### Set problem
The material below has pictures in it. Set down only the lines from the line containing "Emit a LaTeX" through the line containing "(etest) -- (leit);", word for word, and leave the pictures behind.

### Information shown
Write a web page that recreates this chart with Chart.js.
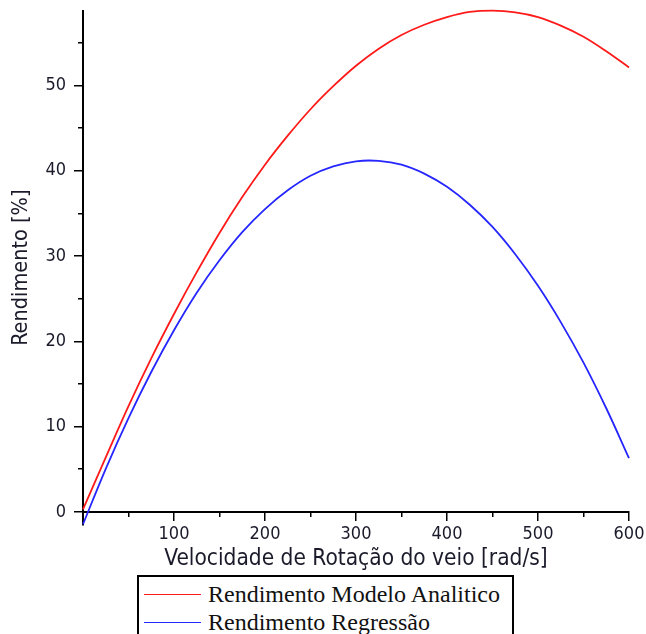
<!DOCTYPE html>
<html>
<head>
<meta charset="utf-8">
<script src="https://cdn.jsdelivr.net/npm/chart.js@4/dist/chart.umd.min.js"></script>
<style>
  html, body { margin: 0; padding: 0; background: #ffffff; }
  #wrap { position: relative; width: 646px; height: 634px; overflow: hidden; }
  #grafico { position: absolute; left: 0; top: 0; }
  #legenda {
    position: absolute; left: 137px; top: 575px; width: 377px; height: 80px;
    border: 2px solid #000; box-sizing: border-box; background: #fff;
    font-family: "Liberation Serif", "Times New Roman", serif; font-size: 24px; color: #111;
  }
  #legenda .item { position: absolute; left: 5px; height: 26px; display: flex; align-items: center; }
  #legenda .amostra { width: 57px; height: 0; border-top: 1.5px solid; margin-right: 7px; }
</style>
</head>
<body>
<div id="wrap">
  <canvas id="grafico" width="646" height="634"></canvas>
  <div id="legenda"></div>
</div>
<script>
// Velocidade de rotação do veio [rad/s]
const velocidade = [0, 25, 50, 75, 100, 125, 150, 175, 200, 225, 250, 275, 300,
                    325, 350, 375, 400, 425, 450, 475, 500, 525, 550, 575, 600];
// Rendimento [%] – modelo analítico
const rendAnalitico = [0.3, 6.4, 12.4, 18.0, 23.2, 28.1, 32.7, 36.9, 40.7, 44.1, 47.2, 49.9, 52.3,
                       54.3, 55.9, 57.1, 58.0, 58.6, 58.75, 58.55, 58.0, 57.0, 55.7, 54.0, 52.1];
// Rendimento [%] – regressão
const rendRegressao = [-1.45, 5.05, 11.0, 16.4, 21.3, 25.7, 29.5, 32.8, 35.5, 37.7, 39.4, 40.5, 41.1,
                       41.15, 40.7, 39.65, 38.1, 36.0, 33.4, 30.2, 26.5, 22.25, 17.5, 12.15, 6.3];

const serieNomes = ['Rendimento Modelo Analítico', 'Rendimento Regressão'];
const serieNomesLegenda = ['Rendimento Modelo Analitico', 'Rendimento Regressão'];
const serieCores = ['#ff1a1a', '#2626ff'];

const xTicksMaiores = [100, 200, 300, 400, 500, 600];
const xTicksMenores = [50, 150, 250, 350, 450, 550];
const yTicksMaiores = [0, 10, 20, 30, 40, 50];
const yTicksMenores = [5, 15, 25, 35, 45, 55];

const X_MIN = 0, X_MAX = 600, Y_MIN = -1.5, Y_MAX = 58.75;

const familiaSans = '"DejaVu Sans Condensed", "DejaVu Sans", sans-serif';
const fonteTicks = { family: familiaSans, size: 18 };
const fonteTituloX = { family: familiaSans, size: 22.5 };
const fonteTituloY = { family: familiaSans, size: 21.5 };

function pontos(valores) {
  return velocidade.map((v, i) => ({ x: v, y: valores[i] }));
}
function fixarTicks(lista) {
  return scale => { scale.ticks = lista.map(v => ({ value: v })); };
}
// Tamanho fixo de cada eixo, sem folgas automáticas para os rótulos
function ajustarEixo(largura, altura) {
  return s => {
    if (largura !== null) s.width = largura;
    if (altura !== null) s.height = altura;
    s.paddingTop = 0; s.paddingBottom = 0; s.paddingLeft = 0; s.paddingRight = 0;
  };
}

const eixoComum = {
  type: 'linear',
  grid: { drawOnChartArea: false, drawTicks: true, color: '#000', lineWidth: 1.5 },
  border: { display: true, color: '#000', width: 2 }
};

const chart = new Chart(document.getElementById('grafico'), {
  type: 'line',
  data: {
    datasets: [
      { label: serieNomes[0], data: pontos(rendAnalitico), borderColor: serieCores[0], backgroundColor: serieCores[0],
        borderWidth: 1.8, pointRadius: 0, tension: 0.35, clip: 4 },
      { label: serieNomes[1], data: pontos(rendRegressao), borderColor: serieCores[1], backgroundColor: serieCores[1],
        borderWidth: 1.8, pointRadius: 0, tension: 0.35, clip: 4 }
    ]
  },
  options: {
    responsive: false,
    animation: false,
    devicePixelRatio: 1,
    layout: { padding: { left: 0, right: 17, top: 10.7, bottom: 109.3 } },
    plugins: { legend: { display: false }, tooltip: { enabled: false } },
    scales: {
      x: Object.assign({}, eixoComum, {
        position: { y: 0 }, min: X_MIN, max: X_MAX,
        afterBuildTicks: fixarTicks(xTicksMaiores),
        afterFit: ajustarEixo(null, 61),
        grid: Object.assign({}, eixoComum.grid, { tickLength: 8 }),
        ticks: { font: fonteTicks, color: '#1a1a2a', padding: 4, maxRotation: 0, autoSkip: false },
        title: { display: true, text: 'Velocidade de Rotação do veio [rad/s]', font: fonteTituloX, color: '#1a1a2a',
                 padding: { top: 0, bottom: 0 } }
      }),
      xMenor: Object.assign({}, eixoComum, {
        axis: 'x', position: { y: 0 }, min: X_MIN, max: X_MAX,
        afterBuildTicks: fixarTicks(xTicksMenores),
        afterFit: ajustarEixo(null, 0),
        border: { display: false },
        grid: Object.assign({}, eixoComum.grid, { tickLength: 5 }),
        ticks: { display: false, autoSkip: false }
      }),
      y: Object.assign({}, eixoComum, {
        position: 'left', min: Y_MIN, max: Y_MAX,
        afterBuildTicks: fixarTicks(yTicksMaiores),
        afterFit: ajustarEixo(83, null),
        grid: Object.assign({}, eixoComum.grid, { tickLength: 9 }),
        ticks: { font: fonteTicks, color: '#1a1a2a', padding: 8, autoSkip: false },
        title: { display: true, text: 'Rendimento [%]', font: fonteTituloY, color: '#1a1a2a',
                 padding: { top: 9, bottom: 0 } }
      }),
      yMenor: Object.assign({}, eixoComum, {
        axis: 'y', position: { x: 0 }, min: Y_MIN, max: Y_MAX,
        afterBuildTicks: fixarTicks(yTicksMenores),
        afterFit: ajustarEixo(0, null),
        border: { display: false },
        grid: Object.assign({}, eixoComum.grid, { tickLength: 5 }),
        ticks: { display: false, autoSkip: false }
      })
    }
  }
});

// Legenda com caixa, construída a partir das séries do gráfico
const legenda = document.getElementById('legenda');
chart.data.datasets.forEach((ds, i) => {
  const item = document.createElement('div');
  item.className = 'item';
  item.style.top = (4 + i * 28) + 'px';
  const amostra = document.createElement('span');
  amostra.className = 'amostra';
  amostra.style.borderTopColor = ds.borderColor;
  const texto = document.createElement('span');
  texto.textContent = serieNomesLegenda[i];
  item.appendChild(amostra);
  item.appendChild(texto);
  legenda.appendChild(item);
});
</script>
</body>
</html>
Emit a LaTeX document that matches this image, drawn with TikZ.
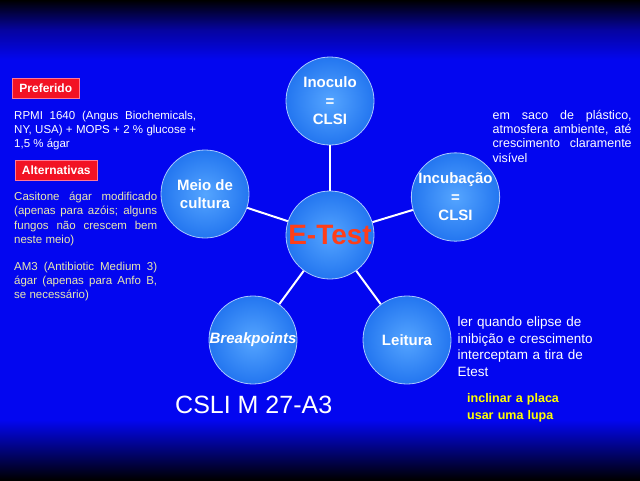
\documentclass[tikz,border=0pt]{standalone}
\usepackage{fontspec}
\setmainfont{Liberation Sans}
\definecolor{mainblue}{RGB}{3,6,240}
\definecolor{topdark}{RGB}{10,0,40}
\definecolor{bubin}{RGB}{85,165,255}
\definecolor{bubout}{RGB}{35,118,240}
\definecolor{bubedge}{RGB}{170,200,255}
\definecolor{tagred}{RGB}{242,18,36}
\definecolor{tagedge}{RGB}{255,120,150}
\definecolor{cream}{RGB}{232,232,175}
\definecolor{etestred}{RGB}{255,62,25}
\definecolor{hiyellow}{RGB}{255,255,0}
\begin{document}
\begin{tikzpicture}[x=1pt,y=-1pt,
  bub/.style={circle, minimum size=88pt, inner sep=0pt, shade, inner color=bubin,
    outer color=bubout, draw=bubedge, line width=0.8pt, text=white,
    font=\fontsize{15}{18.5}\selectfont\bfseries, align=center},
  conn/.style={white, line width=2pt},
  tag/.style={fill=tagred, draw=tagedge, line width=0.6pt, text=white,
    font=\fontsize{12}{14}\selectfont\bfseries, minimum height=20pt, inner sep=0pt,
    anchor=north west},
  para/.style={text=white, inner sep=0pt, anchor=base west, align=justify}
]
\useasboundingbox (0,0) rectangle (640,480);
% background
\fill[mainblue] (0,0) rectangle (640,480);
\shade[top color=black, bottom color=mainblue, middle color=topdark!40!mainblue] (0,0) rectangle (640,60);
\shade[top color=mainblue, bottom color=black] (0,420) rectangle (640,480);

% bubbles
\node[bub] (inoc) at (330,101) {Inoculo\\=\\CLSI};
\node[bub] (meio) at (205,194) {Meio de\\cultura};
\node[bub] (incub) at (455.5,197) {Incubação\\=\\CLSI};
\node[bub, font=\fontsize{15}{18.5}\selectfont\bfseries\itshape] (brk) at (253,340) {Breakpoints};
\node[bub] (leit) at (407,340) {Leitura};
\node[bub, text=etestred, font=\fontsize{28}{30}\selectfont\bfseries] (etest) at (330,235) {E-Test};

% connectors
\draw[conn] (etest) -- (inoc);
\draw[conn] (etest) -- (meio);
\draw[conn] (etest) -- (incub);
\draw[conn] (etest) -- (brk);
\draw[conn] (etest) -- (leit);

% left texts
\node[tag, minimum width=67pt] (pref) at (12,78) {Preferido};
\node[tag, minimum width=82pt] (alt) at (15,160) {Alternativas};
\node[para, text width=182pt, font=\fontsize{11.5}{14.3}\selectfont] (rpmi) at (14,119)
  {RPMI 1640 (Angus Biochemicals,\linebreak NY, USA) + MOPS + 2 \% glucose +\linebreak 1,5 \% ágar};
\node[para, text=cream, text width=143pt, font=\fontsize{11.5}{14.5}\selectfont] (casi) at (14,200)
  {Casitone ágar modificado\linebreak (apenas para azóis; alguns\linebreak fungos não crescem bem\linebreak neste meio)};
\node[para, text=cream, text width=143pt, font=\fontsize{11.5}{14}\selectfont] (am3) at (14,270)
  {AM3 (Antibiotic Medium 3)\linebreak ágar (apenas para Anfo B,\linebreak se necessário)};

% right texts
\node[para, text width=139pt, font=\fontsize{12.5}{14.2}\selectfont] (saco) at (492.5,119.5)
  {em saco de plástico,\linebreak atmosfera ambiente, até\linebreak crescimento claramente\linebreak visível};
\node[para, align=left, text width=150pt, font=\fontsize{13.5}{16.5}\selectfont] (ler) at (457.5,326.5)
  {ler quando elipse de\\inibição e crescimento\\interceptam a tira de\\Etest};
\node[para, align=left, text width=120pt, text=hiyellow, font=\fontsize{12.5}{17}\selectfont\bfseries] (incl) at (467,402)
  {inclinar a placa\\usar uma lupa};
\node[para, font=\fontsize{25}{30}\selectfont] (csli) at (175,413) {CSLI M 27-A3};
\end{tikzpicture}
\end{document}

### Result
Emit a LaTeX document that matches this image, drawn with TikZ.
\documentclass[tikz,border=0pt]{standalone}
\usepackage{fontspec}
\setmainfont{Liberation Sans}
\definecolor{mainblue}{RGB}{3,6,240}
\definecolor{topdark}{RGB}{10,0,40}
\definecolor{bubin}{RGB}{85,165,255}
\definecolor{bubout}{RGB}{35,118,240}
\definecolor{bubedge}{RGB}{170,200,255}
\definecolor{tagred}{RGB}{242,18,36}
\definecolor{tagedge}{RGB}{255,120,150}
\definecolor{cream}{RGB}{232,232,175}
\definecolor{etestred}{RGB}{255,62,25}
\definecolor{hiyellow}{RGB}{255,255,0}
\begin{document}
\begin{tikzpicture}[x=1pt,y=-1pt,
  bub/.style={circle, minimum size=88pt, inner sep=0pt, shade, inner color=bubin,
    outer color=bubout, draw=bubedge, line width=0.8pt, text=white,
    font=\fontsize{15}{18.5}\selectfont\bfseries, align=center},
  conn/.style={white, line width=2pt},
  tag/.style={fill=tagred, draw=tagedge, line width=0.6pt, text=white,
    font=\fontsize{12}{14}\selectfont\bfseries, minimum height=20pt, inner sep=0pt,
    anchor=north west},
  para/.style={text=white, inner sep=0pt, anchor=base west, align=justify}
]
\useasboundingbox (0,0) rectangle (640,480);
% background
\fill[mainblue] (0,0) rectangle (640,480);
\shade[top color=black, bottom color=mainblue, middle color=topdark!40!mainblue] (0,0) rectangle (640,60);
\shade[top color=mainblue, bottom color=black] (0,420) rectangle (640,480);

% bubbles
\node[bub] (inoc) at (330,101) {Inoculo\\=\\CLSI};
\node[bub] (meio) at (205,194) {Meio de\\cultura};
\node[bub] (incub) at (455.5,197) {Incubação\\=\\CLSI};
\node[bub, font=\fontsize{15}{18.5}\selectfont\bfseries\itshape] (brk) at (253,340) {Breakpoints};
\node[bub] (leit) at (407,340) {Leitura};
\node[bub, text=etestred, font=\fontsize{28}{30}\selectfont\bfseries] (etest) at (330,235) {E-Test};

% connectors
\draw[conn] (etest) -- (inoc);
\draw[conn] (etest) -- (meio);
\draw[conn] (etest) -- (incub);
\draw[conn] (etest) -- (brk);
\draw[conn] (etest) -- (leit);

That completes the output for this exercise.